BEGIN Material provided

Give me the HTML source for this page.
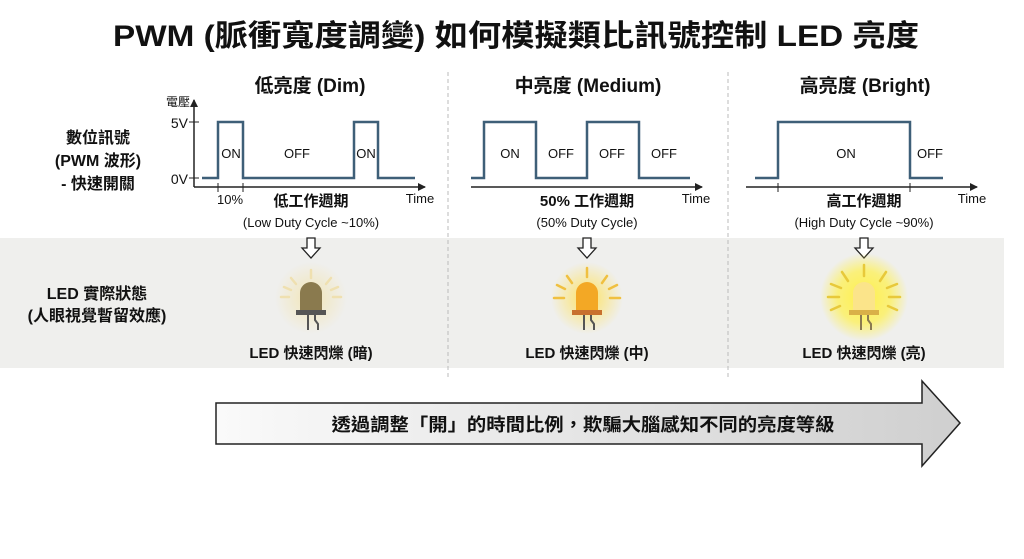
<!DOCTYPE html>
<html><head><meta charset="utf-8"><style>
html,body{margin:0;padding:0;background:#fff;width:1024px;height:559px;overflow:hidden}
svg text{font-family:"Liberation Sans","Noto Sans CJK TC",sans-serif;fill:#111}
.b{font-weight:bold}
</style></head><body>
<svg width="1024" height="559" viewBox="0 0 1024 559" xmlns="http://www.w3.org/2000/svg">
<defs>
<linearGradient id="ag" x1="0" x2="1" y1="0" y2="0"><stop offset="0" stop-color="#fafafa"/><stop offset="1" stop-color="#cfcfcf"/></linearGradient>
<radialGradient id="g1"><stop offset="0" stop-color="#f3e3a8" stop-opacity=".8"/><stop offset="1" stop-color="#f3e3a8" stop-opacity="0"/></radialGradient>
<radialGradient id="g2"><stop offset="0" stop-color="#ffe25a" stop-opacity=".95"/><stop offset="1" stop-color="#ffe25a" stop-opacity="0"/></radialGradient>
<radialGradient id="g3"><stop offset="0" stop-color="#fff04a"/><stop offset=".6" stop-color="#fff04a" stop-opacity=".7"/><stop offset="1" stop-color="#fff04a" stop-opacity="0"/></radialGradient>
<marker id="ah" markerWidth="8" markerHeight="8" refX="7" refY="4" orient="auto" markerUnits="userSpaceOnUse"><path d="M0,0 L8,4 L0,8 z" fill="#222"/></marker>
</defs>
<rect x="0" y="238" width="1004" height="130" fill="#efefed"/>
<line x1="448" y1="72" x2="448" y2="378" stroke="#bbb" stroke-dasharray="4,3"/>
<line x1="728" y1="72" x2="728" y2="378" stroke="#bbb" stroke-dasharray="4,3"/>

<text x="516" y="46" class="b" font-size="30" text-anchor="middle" textLength="806" lengthAdjust="spacingAndGlyphs">PWM (脈衝寬度調變) 如何模擬類比訊號控制 LED 亮度</text>

<text x="310" y="92" class="b" font-size="19" text-anchor="middle">低亮度 (Dim)</text>
<text x="588" y="92" class="b" font-size="19" text-anchor="middle">中亮度 (Medium)</text>
<text x="865" y="92" class="b" font-size="19" text-anchor="middle">高亮度 (Bright)</text>

<g class="b" font-size="16" text-anchor="middle">
<text x="98" y="143">數位訊號</text><text x="98" y="166">(PWM 波形)</text><text x="98" y="189">- 快速開關</text>
<text x="97" y="299">LED 實際狀態</text><text x="97" y="321">(人眼視覺暫留效應)</text>
</g>

<!-- Dim -->
<line x1="194" y1="187" x2="194" y2="100" stroke="#222" stroke-width="1.5" marker-end="url(#ah)"/>
<line x1="194" y1="187" x2="425" y2="187" stroke="#222" stroke-width="1.5" marker-end="url(#ah)"/>
<line x1="189" y1="122" x2="199" y2="122" stroke="#222"/><line x1="189" y1="178" x2="199" y2="178" stroke="#222"/>
<line x1="218" y1="183" x2="218" y2="192" stroke="#222"/><line x1="243" y1="183" x2="243" y2="192" stroke="#222"/>
<text x="190" y="106" font-size="12" text-anchor="end">電壓</text>
<text x="188" y="128" font-size="14" text-anchor="end">5V</text>
<text x="188" y="184" font-size="14" text-anchor="end">0V</text>
<polyline points="202,178 218,178 218,122 243,122 243,178 354,178 354,122 378,122 378,178 415,178" fill="none" stroke="#3e5f78" stroke-width="2.5"/>
<text x="231" y="158" font-size="13" text-anchor="middle">ON</text>
<text x="297" y="158" font-size="13" text-anchor="middle">OFF</text>
<text x="366" y="158" font-size="13" text-anchor="middle">ON</text>
<text x="230" y="204" font-size="13" text-anchor="middle">10%</text>
<text x="420" y="203" font-size="13" text-anchor="middle">Time</text>
<text x="311" y="206" class="b" font-size="15" text-anchor="middle">低工作週期</text>
<text x="311" y="227" font-size="13" text-anchor="middle">(Low Duty Cycle ~10%)</text>

<!-- Medium -->
<line x1="471" y1="187" x2="702" y2="187" stroke="#222" stroke-width="1.5" marker-end="url(#ah)"/>
<polyline points="471,178 484,178 484,122 536,122 536,178 587,178 587,122 639,122 639,178 690,178" fill="none" stroke="#3e5f78" stroke-width="2.5"/>
<text x="510" y="158" font-size="13" text-anchor="middle">ON</text>
<text x="561" y="158" font-size="13" text-anchor="middle">OFF</text>
<text x="612" y="158" font-size="13" text-anchor="middle">OFF</text>
<text x="664" y="158" font-size="13" text-anchor="middle">OFF</text>
<text x="696" y="203" font-size="13" text-anchor="middle">Time</text>
<text x="587" y="206" class="b" font-size="15" text-anchor="middle">50% 工作週期</text>
<text x="587" y="227" font-size="13" text-anchor="middle">(50% Duty Cycle)</text>

<!-- Bright -->
<line x1="746" y1="187" x2="977" y2="187" stroke="#222" stroke-width="1.5" marker-end="url(#ah)"/>
<line x1="778" y1="183" x2="778" y2="192" stroke="#222"/><line x1="910" y1="183" x2="910" y2="192" stroke="#222"/>
<polyline points="755,178 778,178 778,122 910,122 910,178 943,178" fill="none" stroke="#3e5f78" stroke-width="2.5"/>
<text x="846" y="158" font-size="13" text-anchor="middle">ON</text>
<text x="930" y="158" font-size="13" text-anchor="middle">OFF</text>
<text x="972" y="203" font-size="13" text-anchor="middle">Time</text>
<text x="864" y="206" class="b" font-size="15" text-anchor="middle">高工作週期</text>
<text x="864" y="227" font-size="13" text-anchor="middle">(High Duty Cycle ~90%)</text>

<!-- down arrows -->
<g fill="#fff" stroke="#222" stroke-width="1.3">
<path d="M307,238 h8 v10 h5 l-9,10 l-9,-10 h5 z"/>
<path d="M583,238 h8 v10 h5 l-9,10 l-9,-10 h5 z"/>
<path d="M860,238 h8 v10 h5 l-9,10 l-9,-10 h5 z"/>
</g>

<!-- LEDs -->
<g transform="translate(311,0)">
<circle cx="0" cy="298" r="36" fill="url(#g1)"/>
<g stroke="#efe0b0" stroke-width="2.5" stroke-linecap="round"><line x1="0" y1="270" x2="0" y2="278"/><line x1="-20" y1="278" x2="-15" y2="284"/><line x1="20" y1="278" x2="15" y2="284"/><line x1="-30" y1="297" x2="-22" y2="297"/><line x1="30" y1="297" x2="22" y2="297"/><line x1="-27" y1="287" x2="-20" y2="290"/><line x1="27" y1="287" x2="20" y2="290"/></g>
<path d="M-11,310 v-17 a11,11 0 0 1 22,0 v17 z" fill="#8a7a4e"/>
<rect x="-15" y="310" width="30" height="5" fill="#555"/>
<path d="M-3,315 v15 M4,315 v5 l3,4 v6" stroke="#555" stroke-width="2" fill="none"/>
</g>
<g transform="translate(587,0)">
<circle cx="0" cy="298" r="36" fill="url(#g2)"/>
<g stroke="#f0c040" stroke-width="2.5" stroke-linecap="round"><line x1="0" y1="268" x2="0" y2="277"/><line x1="-20" y1="276" x2="-15" y2="283"/><line x1="20" y1="276" x2="15" y2="283"/><line x1="-33" y1="298" x2="-23" y2="298"/><line x1="33" y1="298" x2="23" y2="298"/><line x1="-30" y1="285" x2="-22" y2="289"/><line x1="30" y1="285" x2="22" y2="289"/></g>
<path d="M-11,310 v-17 a11,11 0 0 1 22,0 v17 z" fill="#f3a825"/>
<rect x="-15" y="310" width="30" height="5" fill="#c8702e"/>
<path d="M-3,315 v15 M4,315 v5 l3,4 v6" stroke="#555" stroke-width="2" fill="none"/>
</g>
<g transform="translate(864,0)">
<circle cx="0" cy="297" r="44" fill="url(#g3)"/>
<g stroke="#e8c93a" stroke-width="2.5" stroke-linecap="round"><line x1="0" y1="265" x2="0" y2="276"/><line x1="-22" y1="272" x2="-16" y2="281"/><line x1="22" y1="272" x2="16" y2="281"/><line x1="-36" y1="297" x2="-25" y2="297"/><line x1="36" y1="297" x2="25" y2="297"/><line x1="-33" y1="284" x2="-23" y2="288"/><line x1="33" y1="284" x2="23" y2="288"/><line x1="-33" y1="310" x2="-24" y2="306"/><line x1="33" y1="310" x2="24" y2="306"/></g>
<path d="M-11,310 v-17 a11,11 0 0 1 22,0 v17 z" fill="#fbe48a"/>
<rect x="-15" y="310" width="30" height="5" fill="#d9b048"/>
<path d="M-3,315 v15 M4,315 v5 l3,4 v6" stroke="#8a7a50" stroke-width="2" fill="none"/>
</g>

<g class="b" font-size="15" text-anchor="middle">
<text x="311" y="358">LED 快速閃爍 (暗)</text>
<text x="587" y="358">LED 快速閃爍 (中)</text>
<text x="864" y="358">LED 快速閃爍 (亮)</text>
</g>

<!-- big arrow -->
<path d="M216,403 H922 V381 L960,423 L922,466 V444 H216 Z" fill="url(#ag)" stroke="#222" stroke-width="1.5"/>
<text x="583" y="431" class="b" font-size="18" text-anchor="middle" textLength="503" lengthAdjust="spacingAndGlyphs">透過調整「開」的時間比例，欺騙大腦感知不同的亮度等級</text>
</svg>
</body></html>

END Material provided

#### [The exercise]
Reproduce the material above from its first line through the line containing "如何模擬類比訊號控制 LED 亮度</text>", both ends included, and skip every picture.

#### [Complete answer]
Give me the HTML source for this page.
<!DOCTYPE html>
<html><head><meta charset="utf-8"><style>
html,body{margin:0;padding:0;background:#fff;width:1024px;height:559px;overflow:hidden}
svg text{font-family:"Liberation Sans","Noto Sans CJK TC",sans-serif;fill:#111}
.b{font-weight:bold}
</style></head><body>
<svg width="1024" height="559" viewBox="0 0 1024 559" xmlns="http://www.w3.org/2000/svg">
<defs>
<linearGradient id="ag" x1="0" x2="1" y1="0" y2="0"><stop offset="0" stop-color="#fafafa"/><stop offset="1" stop-color="#cfcfcf"/></linearGradient>
<radialGradient id="g1"><stop offset="0" stop-color="#f3e3a8" stop-opacity=".8"/><stop offset="1" stop-color="#f3e3a8" stop-opacity="0"/></radialGradient>
<radialGradient id="g2"><stop offset="0" stop-color="#ffe25a" stop-opacity=".95"/><stop offset="1" stop-color="#ffe25a" stop-opacity="0"/></radialGradient>
<radialGradient id="g3"><stop offset="0" stop-color="#fff04a"/><stop offset=".6" stop-color="#fff04a" stop-opacity=".7"/><stop offset="1" stop-color="#fff04a" stop-opacity="0"/></radialGradient>
<marker id="ah" markerWidth="8" markerHeight="8" refX="7" refY="4" orient="auto" markerUnits="userSpaceOnUse"><path d="M0,0 L8,4 L0,8 z" fill="#222"/></marker>
</defs>
<rect x="0" y="238" width="1004" height="130" fill="#efefed"/>
<line x1="448" y1="72" x2="448" y2="378" stroke="#bbb" stroke-dasharray="4,3"/>
<line x1="728" y1="72" x2="728" y2="378" stroke="#bbb" stroke-dasharray="4,3"/>

<text x="516" y="46" class="b" font-size="30" text-anchor="middle" textLength="806" lengthAdjust="spacingAndGlyphs">PWM (脈衝寬度調變) 如何模擬類比訊號控制 LED 亮度</text>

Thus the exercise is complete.